---------- Data supplied

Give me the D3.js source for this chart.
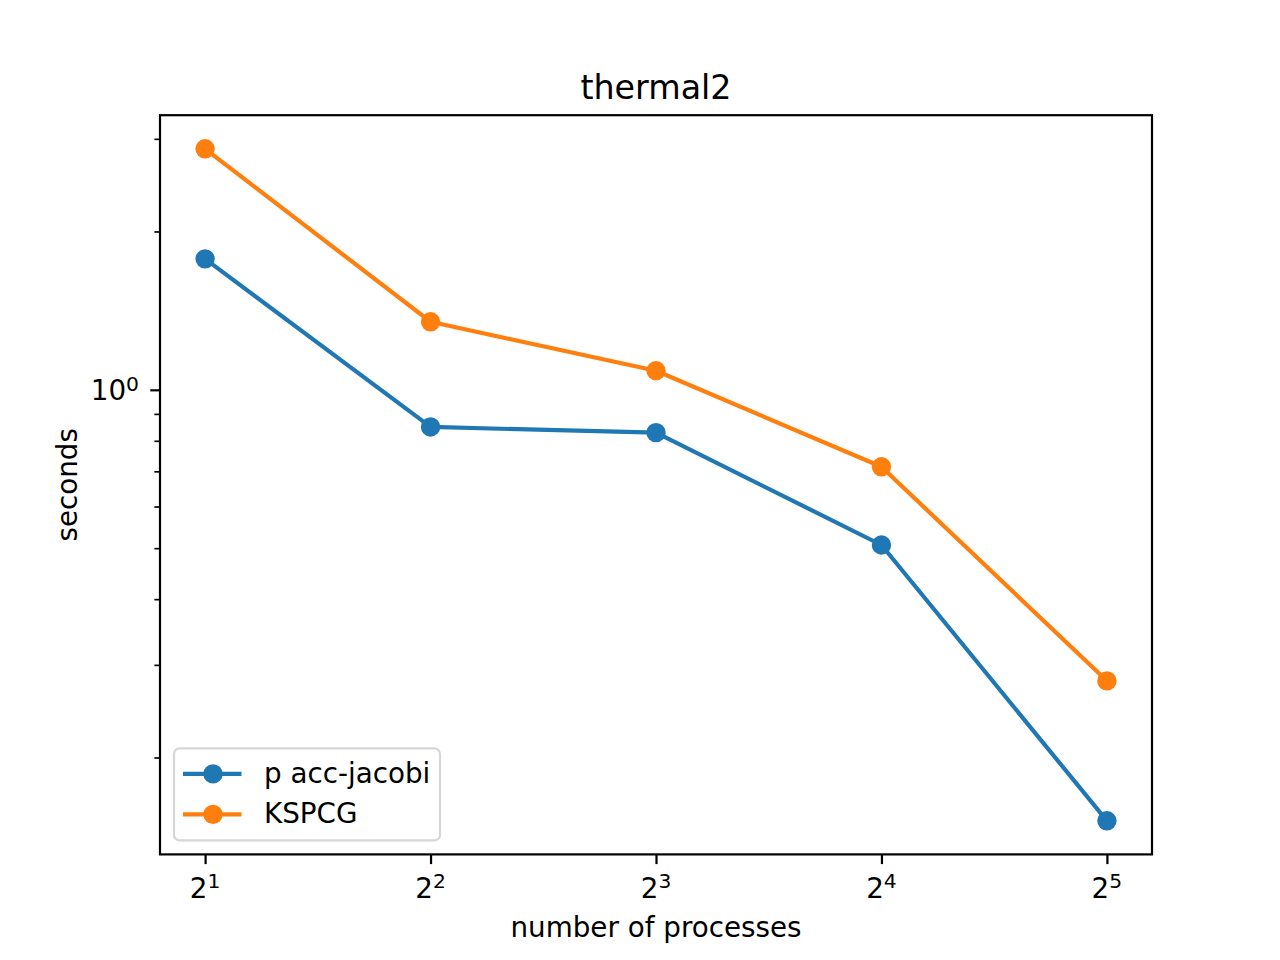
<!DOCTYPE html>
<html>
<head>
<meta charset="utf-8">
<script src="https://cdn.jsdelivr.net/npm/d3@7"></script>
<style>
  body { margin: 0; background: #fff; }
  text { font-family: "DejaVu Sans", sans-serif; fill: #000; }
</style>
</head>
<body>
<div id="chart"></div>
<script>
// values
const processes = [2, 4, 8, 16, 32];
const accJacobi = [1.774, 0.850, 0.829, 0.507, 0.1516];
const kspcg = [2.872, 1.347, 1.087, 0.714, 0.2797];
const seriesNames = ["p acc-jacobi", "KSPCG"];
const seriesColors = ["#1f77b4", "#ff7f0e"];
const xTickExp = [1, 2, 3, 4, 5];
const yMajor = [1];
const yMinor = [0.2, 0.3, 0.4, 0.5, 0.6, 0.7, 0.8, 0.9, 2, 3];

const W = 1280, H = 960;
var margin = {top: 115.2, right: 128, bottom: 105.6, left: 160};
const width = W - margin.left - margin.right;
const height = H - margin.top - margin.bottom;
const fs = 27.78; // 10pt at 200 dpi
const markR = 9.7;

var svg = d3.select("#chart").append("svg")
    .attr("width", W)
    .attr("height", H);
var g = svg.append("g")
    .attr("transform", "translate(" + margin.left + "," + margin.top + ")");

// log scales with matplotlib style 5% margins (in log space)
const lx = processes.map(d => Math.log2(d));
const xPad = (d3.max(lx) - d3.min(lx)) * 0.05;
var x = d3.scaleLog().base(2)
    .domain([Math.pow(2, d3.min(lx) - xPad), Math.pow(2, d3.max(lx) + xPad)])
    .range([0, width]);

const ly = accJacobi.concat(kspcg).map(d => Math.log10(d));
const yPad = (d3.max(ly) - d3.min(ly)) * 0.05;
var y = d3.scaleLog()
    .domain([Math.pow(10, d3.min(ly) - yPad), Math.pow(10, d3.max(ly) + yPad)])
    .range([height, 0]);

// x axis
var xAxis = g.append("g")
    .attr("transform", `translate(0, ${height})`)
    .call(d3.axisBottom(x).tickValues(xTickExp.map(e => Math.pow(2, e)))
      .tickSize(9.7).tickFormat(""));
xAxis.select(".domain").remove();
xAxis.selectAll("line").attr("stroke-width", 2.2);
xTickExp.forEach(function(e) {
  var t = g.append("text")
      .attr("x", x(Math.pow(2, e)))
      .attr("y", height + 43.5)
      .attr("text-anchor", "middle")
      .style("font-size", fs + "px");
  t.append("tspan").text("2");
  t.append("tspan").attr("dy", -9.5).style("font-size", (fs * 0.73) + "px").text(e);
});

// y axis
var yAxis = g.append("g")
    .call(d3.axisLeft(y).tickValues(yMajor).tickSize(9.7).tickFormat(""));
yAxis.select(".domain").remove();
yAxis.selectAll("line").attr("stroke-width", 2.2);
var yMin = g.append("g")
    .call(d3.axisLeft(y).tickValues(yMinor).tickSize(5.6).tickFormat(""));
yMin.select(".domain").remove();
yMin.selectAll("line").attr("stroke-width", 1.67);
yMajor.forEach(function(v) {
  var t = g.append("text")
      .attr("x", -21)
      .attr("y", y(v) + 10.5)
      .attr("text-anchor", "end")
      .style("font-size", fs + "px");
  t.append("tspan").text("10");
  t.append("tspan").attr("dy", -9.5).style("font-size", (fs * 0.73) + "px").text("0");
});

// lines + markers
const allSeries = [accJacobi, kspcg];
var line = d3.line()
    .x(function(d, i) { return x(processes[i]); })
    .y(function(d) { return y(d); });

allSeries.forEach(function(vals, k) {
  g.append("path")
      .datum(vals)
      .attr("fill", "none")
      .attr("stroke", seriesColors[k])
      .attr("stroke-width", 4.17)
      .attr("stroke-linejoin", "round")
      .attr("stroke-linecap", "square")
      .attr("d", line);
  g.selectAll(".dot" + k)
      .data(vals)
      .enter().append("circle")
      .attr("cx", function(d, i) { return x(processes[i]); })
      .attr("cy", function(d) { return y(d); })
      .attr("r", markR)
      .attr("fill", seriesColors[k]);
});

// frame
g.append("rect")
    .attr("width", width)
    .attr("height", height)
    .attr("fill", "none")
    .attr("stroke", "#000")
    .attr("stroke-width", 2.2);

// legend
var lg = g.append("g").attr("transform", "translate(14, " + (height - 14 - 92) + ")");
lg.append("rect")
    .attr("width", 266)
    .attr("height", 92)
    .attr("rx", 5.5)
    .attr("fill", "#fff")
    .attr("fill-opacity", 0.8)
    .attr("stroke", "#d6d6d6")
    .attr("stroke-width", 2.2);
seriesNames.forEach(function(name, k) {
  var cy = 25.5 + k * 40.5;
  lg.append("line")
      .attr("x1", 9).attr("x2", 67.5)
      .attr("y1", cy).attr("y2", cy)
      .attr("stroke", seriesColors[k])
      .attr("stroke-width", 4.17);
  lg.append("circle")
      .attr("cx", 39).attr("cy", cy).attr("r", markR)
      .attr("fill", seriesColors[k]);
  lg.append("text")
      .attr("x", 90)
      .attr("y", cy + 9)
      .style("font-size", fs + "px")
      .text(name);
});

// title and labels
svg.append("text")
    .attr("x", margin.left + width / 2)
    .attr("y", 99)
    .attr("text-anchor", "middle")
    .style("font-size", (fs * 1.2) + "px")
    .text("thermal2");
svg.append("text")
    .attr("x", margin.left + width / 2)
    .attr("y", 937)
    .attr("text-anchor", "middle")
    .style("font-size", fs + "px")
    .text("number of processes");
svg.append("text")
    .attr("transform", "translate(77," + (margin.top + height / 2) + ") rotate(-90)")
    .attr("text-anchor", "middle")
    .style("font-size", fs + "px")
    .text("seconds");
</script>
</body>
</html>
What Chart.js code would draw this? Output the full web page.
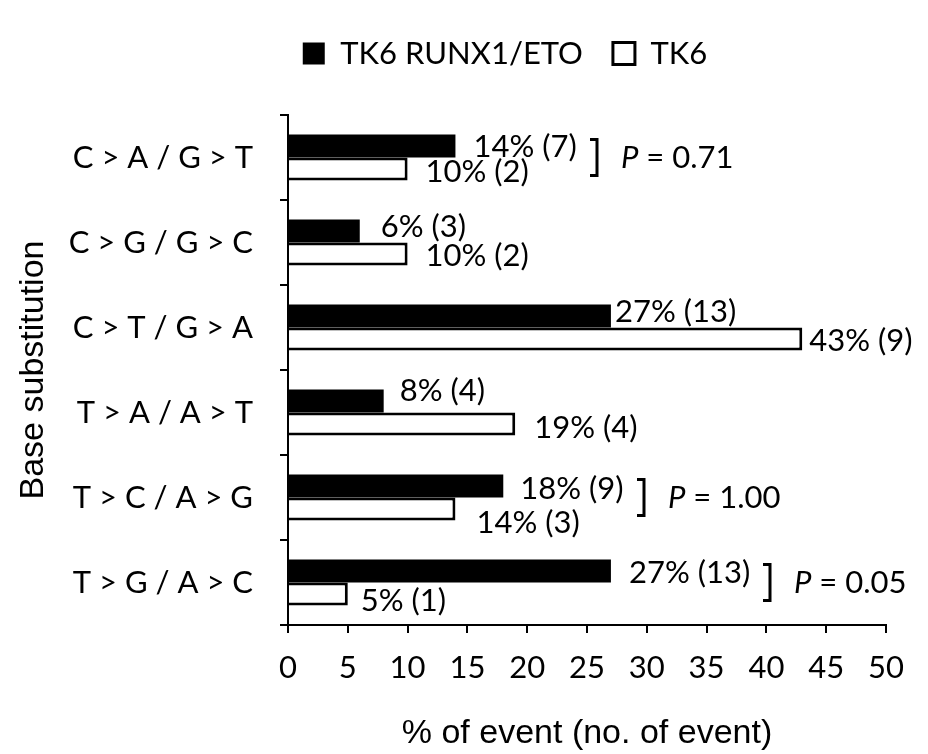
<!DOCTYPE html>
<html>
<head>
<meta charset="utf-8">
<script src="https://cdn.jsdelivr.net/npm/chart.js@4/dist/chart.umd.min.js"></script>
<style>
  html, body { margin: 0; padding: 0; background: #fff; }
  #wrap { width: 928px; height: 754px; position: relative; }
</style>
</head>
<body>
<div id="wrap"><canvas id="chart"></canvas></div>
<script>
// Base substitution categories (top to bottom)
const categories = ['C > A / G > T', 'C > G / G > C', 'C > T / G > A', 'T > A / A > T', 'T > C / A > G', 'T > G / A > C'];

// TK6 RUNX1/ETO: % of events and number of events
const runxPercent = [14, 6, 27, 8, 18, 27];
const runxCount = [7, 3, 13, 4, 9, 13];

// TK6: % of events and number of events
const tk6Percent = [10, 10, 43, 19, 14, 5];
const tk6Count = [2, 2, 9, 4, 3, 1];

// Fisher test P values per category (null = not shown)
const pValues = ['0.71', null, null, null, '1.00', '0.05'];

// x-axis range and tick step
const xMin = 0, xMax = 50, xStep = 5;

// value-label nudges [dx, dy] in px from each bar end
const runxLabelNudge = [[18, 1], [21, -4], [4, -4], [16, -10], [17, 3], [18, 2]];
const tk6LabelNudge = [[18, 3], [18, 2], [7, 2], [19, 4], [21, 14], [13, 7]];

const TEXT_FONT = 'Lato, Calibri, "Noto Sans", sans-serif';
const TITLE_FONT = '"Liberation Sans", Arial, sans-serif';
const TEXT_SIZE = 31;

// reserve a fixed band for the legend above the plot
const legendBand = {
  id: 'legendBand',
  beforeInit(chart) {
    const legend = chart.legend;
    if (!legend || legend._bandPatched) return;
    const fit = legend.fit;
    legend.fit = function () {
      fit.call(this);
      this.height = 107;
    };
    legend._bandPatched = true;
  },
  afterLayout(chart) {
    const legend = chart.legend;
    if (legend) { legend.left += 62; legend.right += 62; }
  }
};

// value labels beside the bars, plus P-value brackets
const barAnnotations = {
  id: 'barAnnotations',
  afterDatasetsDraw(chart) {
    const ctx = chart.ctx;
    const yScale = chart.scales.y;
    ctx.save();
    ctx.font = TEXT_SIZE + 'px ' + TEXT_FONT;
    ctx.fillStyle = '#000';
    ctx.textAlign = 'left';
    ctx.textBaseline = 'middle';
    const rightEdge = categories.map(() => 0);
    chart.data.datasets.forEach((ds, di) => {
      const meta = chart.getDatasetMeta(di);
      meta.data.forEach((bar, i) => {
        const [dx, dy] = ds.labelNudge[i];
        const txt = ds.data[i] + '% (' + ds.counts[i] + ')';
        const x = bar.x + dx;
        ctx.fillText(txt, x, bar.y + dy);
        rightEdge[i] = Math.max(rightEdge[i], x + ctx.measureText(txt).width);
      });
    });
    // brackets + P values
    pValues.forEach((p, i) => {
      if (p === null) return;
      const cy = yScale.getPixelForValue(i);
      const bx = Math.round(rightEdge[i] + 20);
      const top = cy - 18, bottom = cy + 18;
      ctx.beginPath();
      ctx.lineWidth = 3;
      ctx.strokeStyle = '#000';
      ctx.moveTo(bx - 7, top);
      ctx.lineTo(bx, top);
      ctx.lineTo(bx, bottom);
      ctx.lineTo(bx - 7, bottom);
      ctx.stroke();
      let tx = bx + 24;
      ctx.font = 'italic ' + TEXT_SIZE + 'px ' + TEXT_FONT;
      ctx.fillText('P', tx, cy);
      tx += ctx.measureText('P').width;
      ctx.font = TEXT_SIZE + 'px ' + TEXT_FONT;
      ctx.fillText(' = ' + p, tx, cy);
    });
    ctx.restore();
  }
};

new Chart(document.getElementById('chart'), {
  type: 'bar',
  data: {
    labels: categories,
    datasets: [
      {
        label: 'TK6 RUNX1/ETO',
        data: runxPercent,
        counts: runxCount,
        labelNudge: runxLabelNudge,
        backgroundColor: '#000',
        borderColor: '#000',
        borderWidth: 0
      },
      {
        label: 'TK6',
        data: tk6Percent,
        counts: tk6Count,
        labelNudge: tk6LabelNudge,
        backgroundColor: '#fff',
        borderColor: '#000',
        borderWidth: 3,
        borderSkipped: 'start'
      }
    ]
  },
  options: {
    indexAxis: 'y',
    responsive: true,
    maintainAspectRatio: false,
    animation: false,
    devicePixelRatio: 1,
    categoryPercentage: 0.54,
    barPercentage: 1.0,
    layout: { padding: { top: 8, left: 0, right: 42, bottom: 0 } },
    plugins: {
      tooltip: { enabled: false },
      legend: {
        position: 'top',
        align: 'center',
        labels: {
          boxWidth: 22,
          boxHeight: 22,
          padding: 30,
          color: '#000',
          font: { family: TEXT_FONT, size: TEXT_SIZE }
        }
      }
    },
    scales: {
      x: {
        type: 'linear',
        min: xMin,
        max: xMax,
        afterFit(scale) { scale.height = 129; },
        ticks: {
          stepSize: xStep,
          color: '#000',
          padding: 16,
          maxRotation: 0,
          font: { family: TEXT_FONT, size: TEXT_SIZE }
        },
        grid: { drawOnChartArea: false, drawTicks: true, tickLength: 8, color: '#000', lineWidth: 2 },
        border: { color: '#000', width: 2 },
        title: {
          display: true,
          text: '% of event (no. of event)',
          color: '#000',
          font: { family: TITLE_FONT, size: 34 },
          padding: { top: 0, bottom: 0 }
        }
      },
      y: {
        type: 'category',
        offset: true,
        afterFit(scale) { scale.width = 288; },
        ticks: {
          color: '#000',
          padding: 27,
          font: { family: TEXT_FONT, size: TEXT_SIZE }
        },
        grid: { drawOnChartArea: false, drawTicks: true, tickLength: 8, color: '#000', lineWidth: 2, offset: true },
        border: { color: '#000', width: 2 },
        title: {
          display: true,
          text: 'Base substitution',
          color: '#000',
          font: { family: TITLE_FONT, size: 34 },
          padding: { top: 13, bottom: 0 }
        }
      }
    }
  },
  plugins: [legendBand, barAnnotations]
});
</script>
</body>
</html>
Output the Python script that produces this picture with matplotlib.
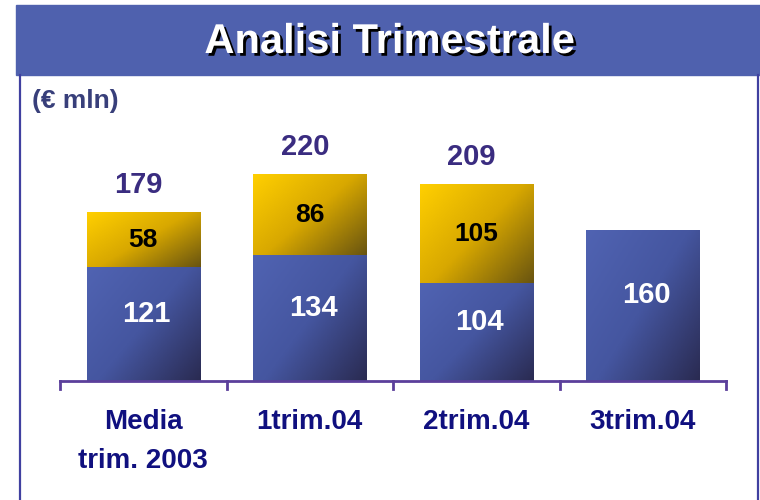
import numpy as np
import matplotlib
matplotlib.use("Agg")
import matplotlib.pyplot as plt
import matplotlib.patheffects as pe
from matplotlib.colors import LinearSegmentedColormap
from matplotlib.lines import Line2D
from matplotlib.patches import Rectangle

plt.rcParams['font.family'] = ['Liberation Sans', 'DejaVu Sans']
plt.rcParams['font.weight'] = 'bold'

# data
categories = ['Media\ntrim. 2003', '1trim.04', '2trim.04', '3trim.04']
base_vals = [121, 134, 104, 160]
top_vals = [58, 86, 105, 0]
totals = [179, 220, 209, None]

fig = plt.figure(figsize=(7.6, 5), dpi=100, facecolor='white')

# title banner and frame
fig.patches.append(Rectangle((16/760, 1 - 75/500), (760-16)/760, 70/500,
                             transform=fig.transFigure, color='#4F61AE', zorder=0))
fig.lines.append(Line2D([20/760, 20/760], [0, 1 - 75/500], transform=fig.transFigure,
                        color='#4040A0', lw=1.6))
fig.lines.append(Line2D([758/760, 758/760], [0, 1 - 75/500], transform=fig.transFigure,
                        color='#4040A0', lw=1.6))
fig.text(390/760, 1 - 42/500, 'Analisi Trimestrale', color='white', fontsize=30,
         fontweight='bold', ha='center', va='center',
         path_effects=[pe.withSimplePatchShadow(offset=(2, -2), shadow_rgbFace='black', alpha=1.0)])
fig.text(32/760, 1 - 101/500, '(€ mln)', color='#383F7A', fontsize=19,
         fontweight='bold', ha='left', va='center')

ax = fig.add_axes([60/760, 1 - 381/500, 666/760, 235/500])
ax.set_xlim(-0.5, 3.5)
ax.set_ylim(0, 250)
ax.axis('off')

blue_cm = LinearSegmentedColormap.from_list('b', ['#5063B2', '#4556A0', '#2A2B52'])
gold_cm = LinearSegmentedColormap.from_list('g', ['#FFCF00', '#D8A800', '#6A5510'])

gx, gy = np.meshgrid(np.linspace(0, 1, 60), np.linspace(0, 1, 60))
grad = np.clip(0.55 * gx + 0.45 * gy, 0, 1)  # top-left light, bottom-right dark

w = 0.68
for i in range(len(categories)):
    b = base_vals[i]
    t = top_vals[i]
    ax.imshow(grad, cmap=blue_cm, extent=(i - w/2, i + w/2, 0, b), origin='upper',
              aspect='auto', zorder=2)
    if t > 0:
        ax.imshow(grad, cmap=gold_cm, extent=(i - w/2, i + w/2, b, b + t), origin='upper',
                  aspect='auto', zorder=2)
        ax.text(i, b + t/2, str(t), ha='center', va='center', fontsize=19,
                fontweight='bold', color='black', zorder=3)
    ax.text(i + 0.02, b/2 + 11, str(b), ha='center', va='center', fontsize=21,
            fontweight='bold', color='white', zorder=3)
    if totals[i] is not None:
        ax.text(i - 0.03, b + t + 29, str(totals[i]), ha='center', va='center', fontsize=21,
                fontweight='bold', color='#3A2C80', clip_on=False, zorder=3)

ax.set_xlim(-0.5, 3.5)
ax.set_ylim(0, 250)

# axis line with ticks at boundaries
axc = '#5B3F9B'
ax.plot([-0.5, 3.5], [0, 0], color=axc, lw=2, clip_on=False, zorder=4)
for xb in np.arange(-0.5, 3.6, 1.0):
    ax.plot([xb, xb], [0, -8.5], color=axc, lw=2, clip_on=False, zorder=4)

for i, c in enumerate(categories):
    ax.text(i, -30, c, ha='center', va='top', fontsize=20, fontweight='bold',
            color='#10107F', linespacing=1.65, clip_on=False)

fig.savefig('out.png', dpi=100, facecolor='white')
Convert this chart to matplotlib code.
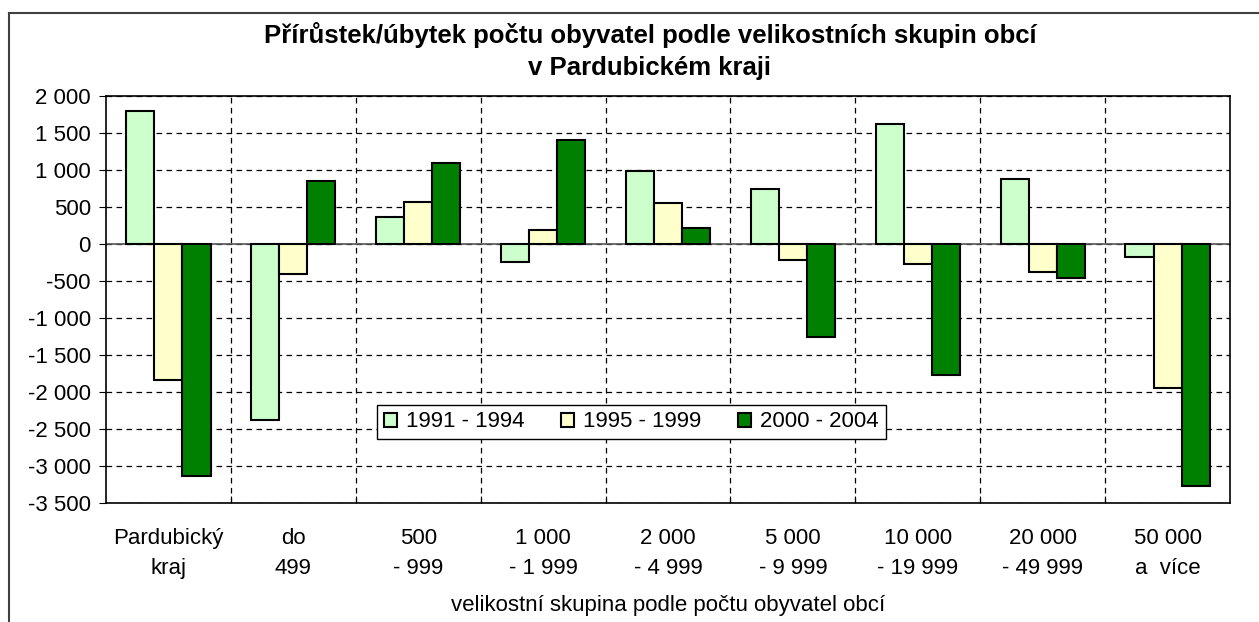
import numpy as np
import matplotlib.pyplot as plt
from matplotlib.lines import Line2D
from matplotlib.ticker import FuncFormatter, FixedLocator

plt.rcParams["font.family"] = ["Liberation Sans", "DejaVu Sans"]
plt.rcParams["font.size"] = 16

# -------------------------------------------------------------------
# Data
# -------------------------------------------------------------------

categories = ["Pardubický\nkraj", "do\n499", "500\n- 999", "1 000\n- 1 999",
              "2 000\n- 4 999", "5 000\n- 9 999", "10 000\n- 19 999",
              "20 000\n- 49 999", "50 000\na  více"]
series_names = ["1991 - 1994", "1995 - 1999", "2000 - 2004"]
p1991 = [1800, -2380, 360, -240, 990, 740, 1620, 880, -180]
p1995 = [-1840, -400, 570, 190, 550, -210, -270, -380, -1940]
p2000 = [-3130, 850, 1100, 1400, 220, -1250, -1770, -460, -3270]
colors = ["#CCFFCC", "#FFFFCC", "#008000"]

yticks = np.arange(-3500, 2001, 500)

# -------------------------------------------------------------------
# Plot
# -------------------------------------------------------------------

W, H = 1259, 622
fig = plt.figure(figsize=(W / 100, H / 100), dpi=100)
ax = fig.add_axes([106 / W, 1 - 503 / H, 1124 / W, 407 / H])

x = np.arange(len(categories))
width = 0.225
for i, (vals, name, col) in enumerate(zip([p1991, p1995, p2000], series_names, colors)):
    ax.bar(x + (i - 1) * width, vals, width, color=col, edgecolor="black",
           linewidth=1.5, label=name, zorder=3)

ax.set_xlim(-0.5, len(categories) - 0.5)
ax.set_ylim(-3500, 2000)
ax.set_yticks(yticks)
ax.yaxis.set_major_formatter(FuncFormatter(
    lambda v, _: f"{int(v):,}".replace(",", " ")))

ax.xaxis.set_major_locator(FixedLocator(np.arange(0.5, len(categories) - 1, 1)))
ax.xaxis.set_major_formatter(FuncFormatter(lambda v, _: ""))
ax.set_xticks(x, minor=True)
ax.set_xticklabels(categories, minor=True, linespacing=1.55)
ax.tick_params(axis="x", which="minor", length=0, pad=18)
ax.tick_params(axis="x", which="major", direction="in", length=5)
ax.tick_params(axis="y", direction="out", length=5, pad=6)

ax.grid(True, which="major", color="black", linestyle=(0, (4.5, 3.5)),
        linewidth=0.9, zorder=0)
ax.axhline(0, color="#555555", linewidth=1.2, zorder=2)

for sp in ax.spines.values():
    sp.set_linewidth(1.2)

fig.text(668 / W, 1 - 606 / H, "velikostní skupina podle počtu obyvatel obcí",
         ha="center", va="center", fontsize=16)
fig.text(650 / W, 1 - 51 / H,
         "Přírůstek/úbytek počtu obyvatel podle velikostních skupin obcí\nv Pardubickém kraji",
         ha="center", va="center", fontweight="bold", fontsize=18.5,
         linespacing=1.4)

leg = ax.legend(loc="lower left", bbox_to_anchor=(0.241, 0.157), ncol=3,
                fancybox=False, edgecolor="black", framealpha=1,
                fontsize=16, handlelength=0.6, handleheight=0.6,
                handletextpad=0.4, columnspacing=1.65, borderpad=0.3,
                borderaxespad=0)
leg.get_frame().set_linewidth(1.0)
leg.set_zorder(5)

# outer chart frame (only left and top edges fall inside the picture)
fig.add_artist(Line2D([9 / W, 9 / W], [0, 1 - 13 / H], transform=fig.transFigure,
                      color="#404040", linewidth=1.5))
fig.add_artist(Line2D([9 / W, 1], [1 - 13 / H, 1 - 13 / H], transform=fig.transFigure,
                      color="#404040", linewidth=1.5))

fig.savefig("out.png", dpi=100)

--------------------

What is needed>
Word for word, repeat the lines above from the one with "Output the Python" through the one with "fontweight='bold', ha='left', va='center')", and nothing beyond them. Omit the pictures.

Complete output>
Output the Python script that produces this picture with matplotlib.
import numpy as np
import matplotlib
matplotlib.use("Agg")
import matplotlib.pyplot as plt
import matplotlib.patheffects as pe
from matplotlib.colors import LinearSegmentedColormap
from matplotlib.lines import Line2D
from matplotlib.patches import Rectangle

plt.rcParams['font.family'] = ['Liberation Sans', 'DejaVu Sans']
plt.rcParams['font.weight'] = 'bold'

# data
categories = ['Media\ntrim. 2003', '1trim.04', '2trim.04', '3trim.04']
base_vals = [121, 134, 104, 160]
top_vals = [58, 86, 105, 0]
totals = [179, 220, 209, None]

fig = plt.figure(figsize=(7.6, 5), dpi=100, facecolor='white')

# title banner and frame
fig.patches.append(Rectangle((16/760, 1 - 75/500), (760-16)/760, 70/500,
                             transform=fig.transFigure, color='#4F61AE', zorder=0))
fig.lines.append(Line2D([20/760, 20/760], [0, 1 - 75/500], transform=fig.transFigure,
                        color='#4040A0', lw=1.6))
fig.lines.append(Line2D([758/760, 758/760], [0, 1 - 75/500], transform=fig.transFigure,
                        color='#4040A0', lw=1.6))
fig.text(390/760, 1 - 42/500, 'Analisi Trimestrale', color='white', fontsize=30,
         fontweight='bold', ha='center', va='center',
         path_effects=[pe.withSimplePatchShadow(offset=(2, -2), shadow_rgbFace='black', alpha=1.0)])
fig.text(32/760, 1 - 101/500, '(€ mln)', color='#383F7A', fontsize=19,
         fontweight='bold', ha='left', va='center')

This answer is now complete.